Sortix volatile manual
This manual documents Sortix volatile, a development build that has not been officially released. You can instead view this document in the latest official manual.
| ACME-CLIENT(8) | System Manager's Manual | ACME-CLIENT(8) | 
NAME
acme-client — ACME
    client
SYNOPSIS
| acme-client | [ -Fnrv] [-fconfigfile] handle | 
DESCRIPTION
acme-client is an Automatic Certificate
    Management Environment (ACME) client: it looks in its configuration for a
    domain section corresponding to the handle given as
    command line argument and uses that configuration to retrieve an X.509
    certificate which can be used to provide domain name validation (i.e. prove
    that the domain is who it says it is). The certificates are typically used
    to provide HTTPS for web servers, but can be used in any situation where
    domain name validation is required (such as mail servers).
If the certificate already exists and is less than 30 days from
    expiry, acme-client attempts to renew the
    certificate.
In order to prove that the client has access to the domain, a
    challenge is issued by the signing authority.
    acme-client implements the “http-01”
    challenge type, where a file is created within a directory accessible by a
    locally run web server. The default challenge directory
    /var/www/acme can be served by
    nginx(8) with this location
    block, which will properly map response challenges:
location /.well-known/acme-challenge/ {
	root /var/www/acme;
	rewrite ^/.well-known/acme-challenge/(.*)$ /$1 break;
}
The options are as follows:
- -F
- Force certificate renewal, even if it has more than 30 days validity.
- -fconfigfile
- Specify an alternative configuration file.
- -n
- No operation: check and print configuration.
- -r
- Revoke the X.509 certificate.
- -v
- Verbose operation. Specify twice to also trace communication and data transfers.
- handle
- The handle of the domain section of the configuration that contains the details of the certificate to be created, renewed or revoked.
FILES
- /etc/acme
- Private keys for acme-client.
- /etc/acme-client.conf
- Default configuration.
- /var/www/acme
- Default challengedir.
EXIT STATUS
acme-client returns 0 if certificates were
    changed (revoked or updated), 1 on failure, or 2 if the certificates didn't
    change (up to date).
EXAMPLES
Example configuration files for
    acme-client and
    nginx(8) are provided in
    /etc/examples/acme-client.conf,
    /etc/default/nginx/sites-available/acme, and
    /etc/default/nginx/sites-available/https.
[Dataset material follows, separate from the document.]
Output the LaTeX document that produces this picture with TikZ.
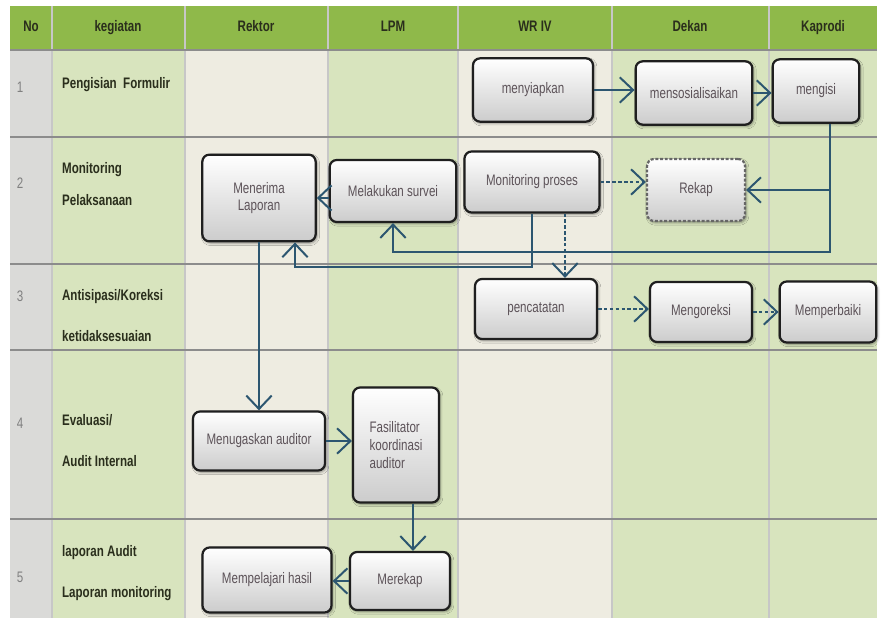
\documentclass[tikz,border=0pt]{standalone}
\usepackage{fontspec}
\setmainfont{Liberation Sans}[FakeStretch=0.76]
\usetikzlibrary{arrows.meta,calc,shadows.blur}
\definecolor{headgreen}{RGB}{143,185,74}
\definecolor{lanegreen}{RGB}{216,228,190}
\definecolor{lanecream}{RGB}{238,236,225}
\definecolor{nogray}{RGB}{218,218,216}
\definecolor{flowblue}{RGB}{44,86,112}
\definecolor{boxtext}{RGB}{92,82,88}
\definecolor{labeltext}{RGB}{42,46,28}

\begin{document}
\begin{tikzpicture}[x=0.3mm, y=-0.3mm,
        font=\fontsize{13}{15}\selectfont,
        stepbox/.style={draw=black!88, line width=1.9pt, rounded corners=6pt,
            top color=white, bottom color=black!20, text=boxtext, align=center,
            inner sep=2pt, blur shadow={shadow xshift=1.2pt, shadow yshift=-1.5pt}},
        dashbox/.style={stepbox, draw=black!60, dash pattern=on 2.5pt off 1.5pt},
        flow/.style={draw=flowblue, line width=1.7pt,
            -{Straight Barb[length=4mm, width=7.6mm, line width=1.7pt]}},
        dflow/.style={flow, dash pattern=on 3pt off 2pt},
        lanehead/.style={font=\bfseries\fontsize{13}{15}\selectfont, text=labeltext,
            text height=1.6ex, text depth=0.4ex},
        lanetext/.style={anchor=west, align=left, text=labeltext,
            font=\bfseries\fontsize{13}{15}\selectfont},
        rownum/.style={text=black!50},
        lanegrid/.style={draw=black!22, line width=0.9pt},
        rowgrid/.style={draw=black!45, line width=1.2pt}]
    \useasboundingbox (0,0) rectangle (881,628);
    \fill[nogray] (10,50) rectangle (52,618);
    \fill[lanegreen] (52,50) rectangle (185,618);
    \fill[lanecream] (185,50) rectangle (328,618);
    \fill[lanegreen] (328,50) rectangle (458,618);
    \fill[lanecream] (458,50) rectangle (612,618);
    \fill[lanegreen] (612,50) rectangle (877,618);
    \fill[headgreen] (10,6) rectangle (877,50);
    \foreach \x in {52,185,328,458,612,769}
        \draw[lanegrid] (\x,6) -- (\x,618);
    \foreach \y in {50,137,264,350,519}
        \draw[rowgrid] (10,\y) -- (877,\y);

    \node[lanehead] (hno) at (31,28) {No};
    \node[lanehead] (hkeg) at (118,28) {kegiatan};
    \node[lanehead] (hrektor) at (256,28) {Rektor};
    \node[lanehead] (hlpm) at (393,28) {LPM};
    \node[lanehead] (hwr) at (535,28) {WR IV};
    \node[lanehead] (hdekan) at (690,28) {Dekan};
    \node[lanehead] (hkaprodi) at (823,28) {Kaprodi};

    \node[rownum] (n1) at (20,87) {1};
    \node[rownum] (n2) at (20,183) {2};
    \node[rownum] (n3) at (20,296) {3};
    \node[rownum] (n4) at (20,423) {4};
    \node[rownum] (n5) at (20,577) {5};

    \node[lanetext] (k1) at (58,85) {Pengisian\ \ Formulir};
    \node[lanetext] (k2) at (58,184) {Monitoring\\[12pt]Pelaksanaan};
    \node[lanetext] (k3) at (58,316) {Antisipasi/Koreksi\\[20pt]ketidaksesuaian};
    \node[lanetext] (k4) at (58,441) {Evaluasi/\\[20pt]Audit Internal};
    \node[lanetext] (k5) at (58,573) {laporan Audit\\[20pt]Laporan monitoring};

    \node[stepbox, minimum width=36mm, minimum height=19mm] (menyiapkan) at (533,90) {menyiapkan};
    \node[stepbox, minimum width=35mm, minimum height=19mm] (mensos) at (694,93) {mensosialisaikan};
    \node[stepbox, minimum width=26mm, minimum height=19mm] (mengisi) at (816,91) {mengisi};
    \node[stepbox, minimum width=34mm, minimum height=26mm] (menerima) at (259,198) {Menerima\\Laporan};
    \node[stepbox, minimum width=38mm, minimum height=18.6mm] (survei) at (393,191) {Melakukan survei};
    \node[stepbox, minimum width=40.5mm, minimum height=18.3mm] (monitor) at (532,182) {Monitoring proses};
    \node[dashbox, minimum width=29.4mm, minimum height=18.6mm] (rekap) at (696,190) {Rekap};
    \node[stepbox, minimum width=36.6mm, minimum height=18mm] (pencatatan) at (536,309) {pencatatan};
    \node[stepbox, minimum width=30.6mm, minimum height=18mm] (mengoreksi) at (701,312) {Mengoreksi};
    \node[stepbox, minimum width=29mm, minimum height=18.3mm] (memperbaiki) at (828,312) {Memperbaiki};
    \node[stepbox, minimum width=39.6mm, minimum height=17.7mm] (menugaskan) at (259,441) {Menugaskan auditor};
    \node[stepbox, minimum width=25.8mm, minimum height=34.5mm, align=left] (fasilitator) at (396,445) {Fasilitator\\koordinasi\\auditor};
    \node[stepbox, minimum width=38.7mm, minimum height=19.5mm] (mempelajari) at (267,580) {Mempelajari hasil};
    \node[stepbox, minimum width=30mm, minimum height=17.4mm] (merekap) at (400,581) {Merekap};

    \coordinate (kp) at (830,252);
    \coordinate (mp) at (295,267);
    \coordinate (dp) at (565,245);
    \coordinate (fp) at (413,530);

    \draw[flow] (menyiapkan.east) -- (menyiapkan.east -| mensos.west);
    \draw[flow] (mensos.east) -- (mensos.east -| mengisi.west);
    \draw[flow] (mengisi.south -| kp) -- (kp) -| (survei.south);
    \draw[flow] (mengisi.south -| kp) |- (rekap.east);
    \draw[flow] (monitor.south) |- (mp) -- (mp |- menerima.south);
    \draw[dflow] (monitor.east) -- (monitor.east -| rekap.west);
    \draw[dflow] (monitor.south -| dp) -- (dp |- pencatatan.north);
    \draw[dflow] (pencatatan.east) -- (pencatatan.east -| mengoreksi.west);
    \draw[dflow] (mengoreksi.east) -- (mengoreksi.east -| memperbaiki.west);
    \draw[flow] (survei.west |- menerima.east) -- (menerima.east);
    \draw[flow] (menerima.south) -- (menugaskan.north);
    \draw[flow] (menugaskan.east) -- (menugaskan.east -| fasilitator.west);
    \draw[flow] (fasilitator.south -| fp) -- (fp |- merekap.north);
    \draw[flow] (merekap.west) -- (merekap.west -| mempelajari.east);
\end{tikzpicture}
\end{document}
Create a CAA DNS entry for the domain before obtaining the certificate, per the below security consideration.
To generate a certificate for example.com and use it to provide
    HTTPS, create acme-client.conf and configure
    nginx(8) with the acme site
    and invoke acme-client, and finally configure
    nginx(8) to use HTTPS:
mkdir -p /etc/nginx mkdir -p /etc/nginx/sites-available mkdir -p /etc/nginx/sites-enabled cp /etc/default/nginx/sites-available/acme /etc/nginx/sites-available/acme ln -s ../sites-available/acme /etc/nginx/sites-enabled/acme service nginx enable # or reload if already enabled cp /etc/examples/acme-client.conf /etc/acme-client.conf # edit /etc/acme-client.conf mkdir -p /var/www/acme mkdir -p /etc/letsencrypt/live/example.com acme-client -v example.com cp /etc/default/nginx/sites-available/https /etc/nginx/sites-available/example.com ln -s ../sites-available/example.com /etc/nginx/sites-enabled/example.com # edit /etc/nginx/sites-available/example.com service nginx reload
An init(5) daemon can renew the certificate as necessary. Create /etc/init/local-cert-example.com:
require network optional require nginx optional exec sh -c 'while true; do acme-client -v example.com && service nginx reload; eval "echo >&$READYFD"; sleep 24h; done'
Enable the renewal daemon by running:
service local-cert-example.com enable
On renewal, the daemon reloads nginx(8).
SEE ALSO
STANDARDS
R. Barnes, J. Hoffman-Andrews, D. McCarney, and J. Kasten, Automatic Certificate Management Environment (ACME), RFC 8555, March 2019.
HISTORY
The acme-client utility first appeared in
    OpenBSD 6.1.
AUTHORS
The acme-client utility was written by
    Kristaps Dzonsons
    <kristaps@bsd.lv>.
CAVEATS
The usual ACME service providers are notoriously picky about authenticating rules, and yield fairly long time-outs after just a few invalid attempts. It is strongly suggested to first validate a configuration with a staging server before moving an official certificate validation workflow to crontab(5) status.
SECURITY CONSIDERATIONS
It's strongly recommended to have a CAA DNS entry for the domain, which states which certificate authorities are allowed to issue certificates for the domain. Otherwise an attacker might be able to obtain a certificates from a competing certificate authority with lesser security requirements.